The firm’s latest report highlighted that several European markets including general insurance could move to a status of ‘deteriorating’

Insurance sector outlooks for several European general insurance markets could move to a “deteriorating” rating if high inflation and rising interest rates increase beyond predictions, warned Fitch Ratings’ latest report, published last week (15 September 2022).

The credit rating agency’s current base-case forecast is for UK inflation to reach 3.2% by the end of 2023 and 4.3% for the eurozone.

UK inflation currently sits at 9.9% according to the Consumer Price Index’s most recent figures, released last week (14 September 2022). This was the first time inflation eased month-on-month for almost a year, having fallen from the previous month’s figure of 10.1%.

In Europe, Fitch said the conservative economic scenario involved mid-to-high single-digit inflation throughout next year, with 10-year interest rates increasing by a total of 3% in 2022 and 2023.

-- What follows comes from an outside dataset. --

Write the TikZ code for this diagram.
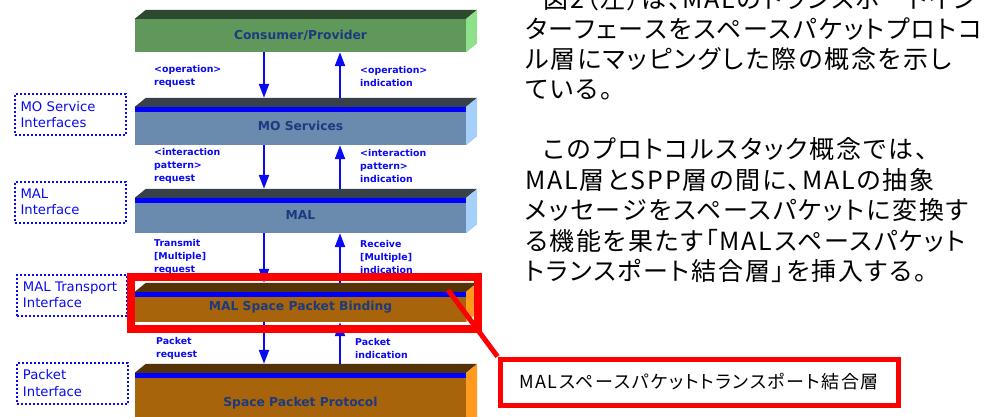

Under this scenario, Fitch’s findings highlighted that non-life insurance companies with a lack of pricing power and weak reserving levels would suffer the most from credit-rating dips because of the impact of claims inflation on margins and capital.

The UK market being particularly competitive also plays a part in this vulnerability, said Fitch.

Composite insurers, meanwhile, are expected to be relatively unaffected – this is due to life lines of business benefiting from rising interest rates on investment spreads which would, as a result, offsett the impact on its non-life lines.

Insurance Times has contacted Fitch Ratings for further comment.